“Try this freshly-made pie and an egg,” continued Madame.
Chichikov did so, and having eaten more than half of what she offered him, praised the pie highly. Indeed, it was a toothsome dish, and, after his difficulties and exertions with his hostess, it tasted even better than it might otherwise have done.
“And also a few pancakes?” suggested Madame.
from Dead Souls
Nikolai Gogol’s love of food is more that clearly stated in Dead Souls, with wonderful dishes and dinners being replaced by even more scrumptious concoctions. It is no surprise to know then that when he was away in Rome, which he considered “the native land of his soul”, it is said he learned to prepare pasta, which he afterwards made for his friends at intimate dinners he organized and was host with a delightful disposition. Let us remember the Gogol that shines throughout his best work, in which he recreates the visionary soul of Dante, expressed with a Russian heart.
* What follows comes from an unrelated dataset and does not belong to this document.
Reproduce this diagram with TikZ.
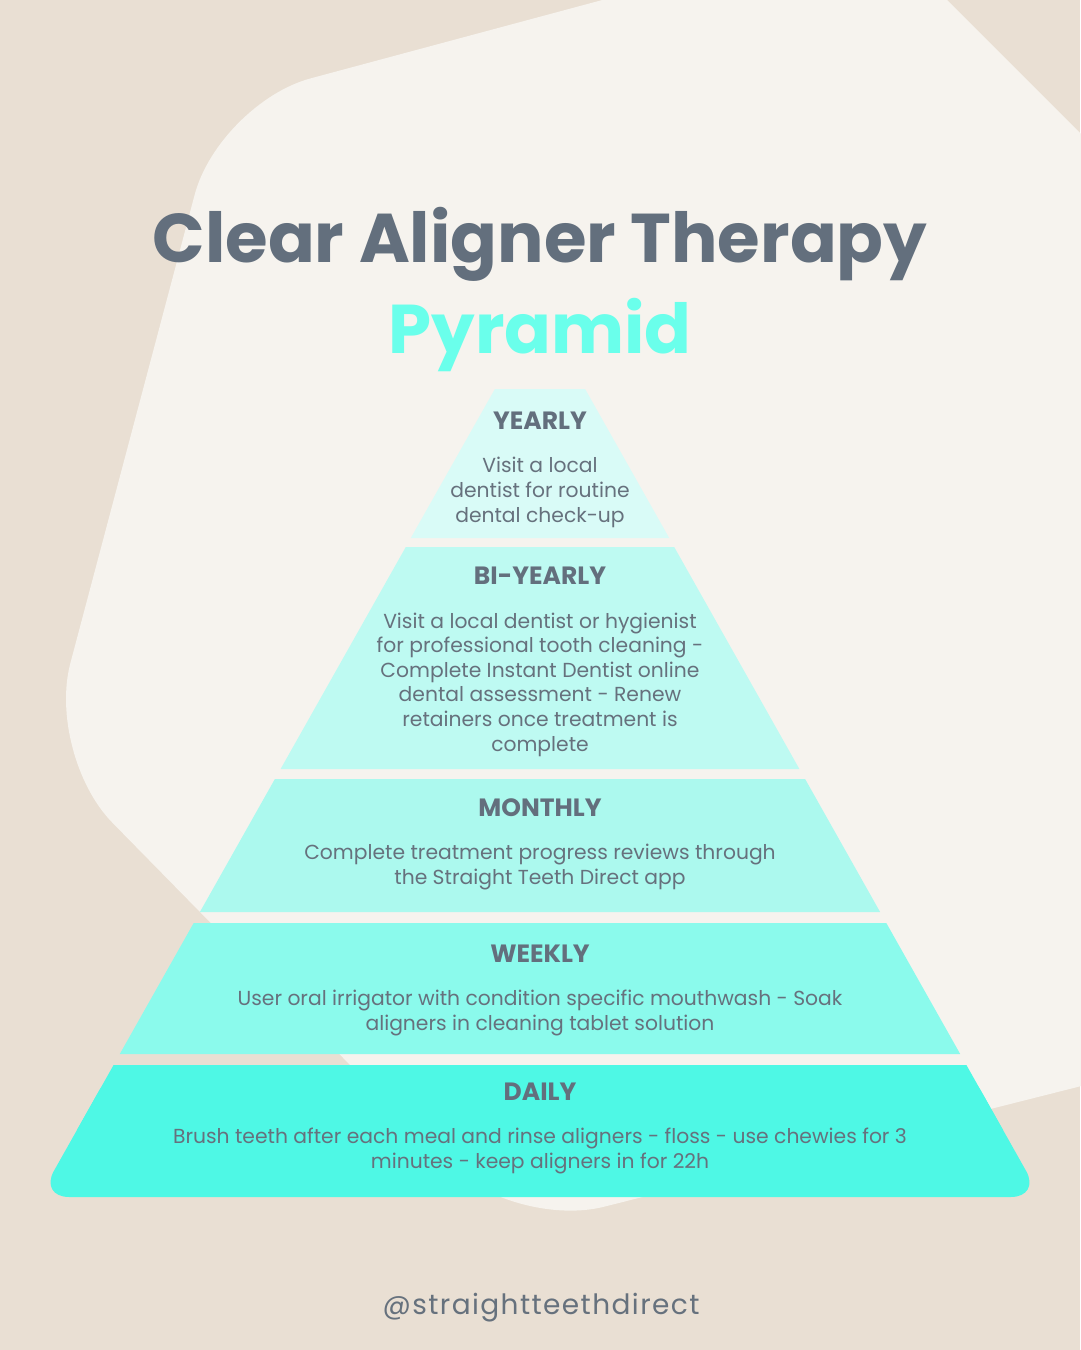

Based on this novel, and to remember the day of his passing, I made a mushroom pie with grated onions and fruit, a mix of sweet and savory he sometimes contrasts in Dead Souls. Much is left to write about him , which I will continue doing so in another chapter.
What is stronger in us — passion or habit? Or are all the violent impulses, all the whirl of our desires and turbulent passions, only the consequence of our ardent age, and is it only through youth that they seem deep and shattering?